Le premier round, qui s’est déroulé au Caire, entre les membres de la chambre des députés et le Conseil d’Etat, n’a pas été couronné de succès, selon plusieurs médias, au vu de la transformation du conflit en une concurrence sur la légitimité entre le gouvernement d’Union conduit par Abdelhamid Dbeibeh et celui chargé par la chambre des députés de Tobrouk présidé par Fathi Bachagha, au lieu de chercher une légitimité à travers les élections.
Ce qui accroît la pression sur Stéphanie Williams, autre que le processus politique en stagnation, est le retrait des cinq membres loyaux à Haftar, commandant des forces de la région orientale, de la Commission militaire mixte (5+5), retrait qui menace l’Accord de cessez-le-feu conclu le 23 octobre 2020.
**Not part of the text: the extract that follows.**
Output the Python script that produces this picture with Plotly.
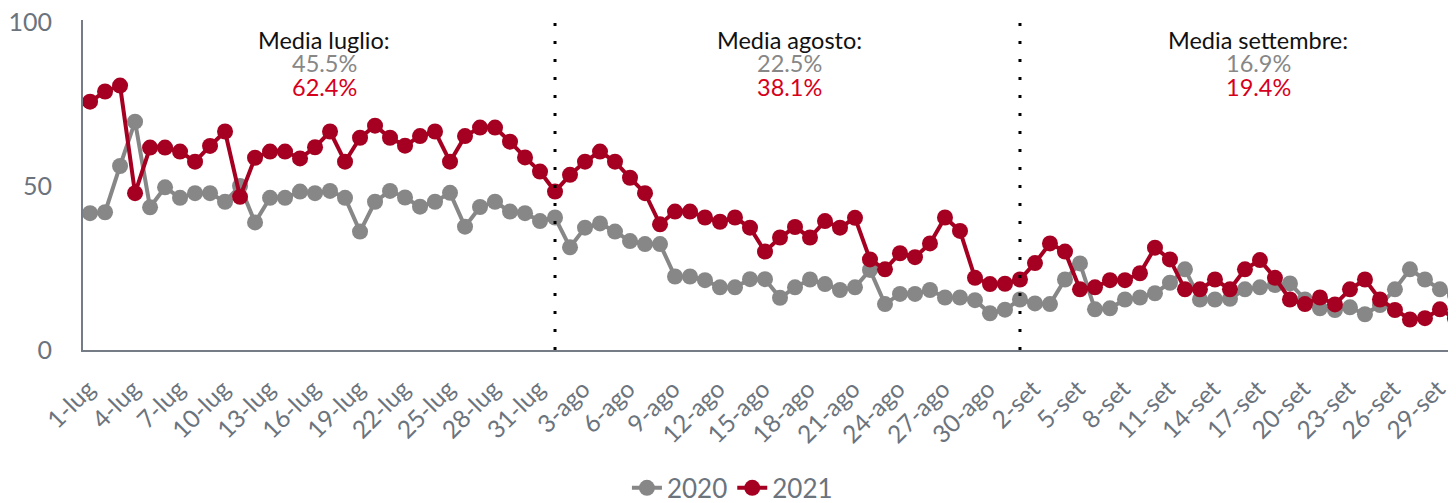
import plotly.graph_objects as go

# day labels 1-lug ... 30-set
MONTHS = [("lug", 31), ("ago", 31), ("set", 30)]
day_labels = [f"{d}-{m}" for m, n in MONTHS for d in range(1, n + 1)]

share_2020 = [
    41.7, 42.0, 56.1, 69.6, 43.5, 49.6, 46.4, 47.8, 47.8, 45.2,
    50.0, 38.9, 46.4, 46.4, 48.3, 47.8, 48.5, 46.4, 36.1, 45.2,
    48.5, 46.5, 43.7, 45.2, 47.9, 37.6, 43.6, 45.2, 42.2, 41.7,
    39.3, 40.4, 31.3, 37.3, 38.6, 36.1, 33.2, 32.3, 32.3, 22.4,
    22.4, 21.3, 19.1, 19.1, 21.6, 21.6, 15.9, 19.1, 21.5, 20.1,
    18.3, 19.1, 24.4, 14.0, 17.1, 17.1, 18.3, 16.0, 16.0, 15.2,
    11.2, 12.3, 15.4, 14.2, 14.0, 21.5, 26.4, 12.4, 12.7, 15.4,
    16.0, 17.3, 20.5, 24.6, 15.4, 15.4, 15.6, 18.5, 19.1, 19.8,
    20.3, 15.4, 12.7, 12.2, 13.0, 10.9, 13.7, 18.5, 24.6, 21.5,
    18.5, 16.8,
]

share_2021 = [
    75.7, 78.8, 80.6, 47.8, 61.7, 61.7, 60.5, 57.4, 62.2, 66.6,
    46.7, 58.6, 60.5, 60.5, 58.4, 61.8, 66.6, 57.4, 64.7, 68.4,
    64.7, 62.3, 65.2, 66.6, 57.4, 65.2, 67.8, 67.8, 63.5, 58.7,
    54.4, 48.3, 53.4, 57.4, 60.5, 57.4, 52.5, 47.8, 38.3, 42.2,
    42.2, 40.4, 39.1, 40.4, 37.3, 30.0, 34.3, 37.5, 34.3, 39.3,
    37.3, 40.3, 27.6, 24.6, 29.5, 28.3, 32.5, 40.4, 36.3, 22.0,
    20.1, 20.2, 21.5, 26.5, 32.5, 30.0, 18.5, 19.1, 21.3, 21.3,
    23.4, 31.2, 27.6, 18.5, 18.5, 21.5, 18.5, 24.6, 27.4, 22.0,
    15.4, 14.0, 16.0, 13.9, 18.5, 21.5, 15.4, 12.2, 9.3, 9.7,
    12.4, 9.7,
]

month_titles = ["Media luglio:", "Media agosto:", "Media settembre:"]
avg_2020 = ["45.5%", "22.5%", "16.9%"]
avg_2021 = ["62.4%", "38.1%", "19.4%"]

GREY = "#878787"
RED = "#a50021"
RED_TXT = "#d6001c"
AXIS = "#767c86"
TICK_TXT = "#6b737d"
FONT = "Lato"

x = list(range(len(day_labels)))

fig = go.Figure()
fig.add_trace(go.Scatter(
    x=x, y=share_2020, name="2020", mode="lines+markers",
    line=dict(color=GREY, width=4),
    marker=dict(color=GREY, size=16),
))
fig.add_trace(go.Scatter(
    x=x, y=share_2021, name="2021", mode="lines+markers",
    line=dict(color=RED, width=4),
    marker=dict(color=RED, size=16),
))

# month separators at 1-ago and 1-set
for lbl in ["1-ago", "1-set"]:
    xi = day_labels.index(lbl)
    fig.add_shape(type="line", xref="x", yref="y", x0=xi, x1=xi, y0=0, y1=101,
                  line=dict(color="black", width=3, dash="3px,15px"))

# month averages
centers = [15.6, 46.6, 77.9]
for cx, title, a20, a21 in zip(centers, month_titles, avg_2020, avg_2021):
    for yv, txt, col in [(94.6, title, "#111111"), (87.4, a20, GREY), (80.2, a21, RED_TXT)]:
        fig.add_annotation(x=cx, y=yv, text=txt, showarrow=False,
                           xanchor="center", yanchor="middle",
                           font=dict(family=FONT, size=23.5, color=col))

fig.update_xaxes(
    range=[-0.47, 91.07], automargin=False,
    tickvals=x[::3], ticktext=day_labels[::3],
    tickangle=-45, showgrid=False, zeroline=False,
    showline=True, linecolor=AXIS, linewidth=2,
    ticks="", ticklabelshift=-2, ticklabelstandoff=13, ticklabeloverflow="allow",
    tickfont=dict(family=FONT, size=24.5, color=TICK_TXT),
)
fig.update_yaxes(
    range=[0, 100.6], tickvals=[0, 50, 100], automargin=False,
    showgrid=False, zeroline=False,
    showline=True, linecolor=AXIS, linewidth=2,
    ticks="", ticklabelstandoff=24, ticklabeloverflow="allow",
    tickfont=dict(family=FONT, size=25, color=TICK_TXT),
)

# page body adds an 8px offset, so the figure is sized to fit the window
fig.update_layout(
    width=1448, height=495,
    margin=dict(l=75, r=0, t=12, b=153, autoexpand=False),
    plot_bgcolor="white", paper_bgcolor="white",
    font=dict(family=FONT),
    legend=dict(orientation="h", x=0.473, xanchor="center", y=-0.418, yanchor="middle",
                font=dict(family=FONT, size=26, color=TICK_TXT),
                itemwidth=30, tracegroupgap=0),
)

fig.write_html("out.html")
Le blocage par des partisans de Haftar de deux gisements et de deux ports pétroliers est une escalade de plus qui est de nature à affecter négativement sur la situation économique dans le pays, de même qu’il aura des retombées internationales à la lumière, notamment, de la hausse des cours du pétrole et des efforts déployés par les pays occidentaux pour renoncer à l’importation du pétrole russe.
Cette situation politique, militaire et économique précaire en Libye pourrait aboutir au renoncement des pays européens au soutien de Williams et à céder face aux pressions russes en nommant un nouvel émissaire onusien, si aucun résultat tangible n’est réalisé sur le terrain. Cela générerait un Accord politique portant organisation d’élections sur la base d’une « Règle constitutionnelle ».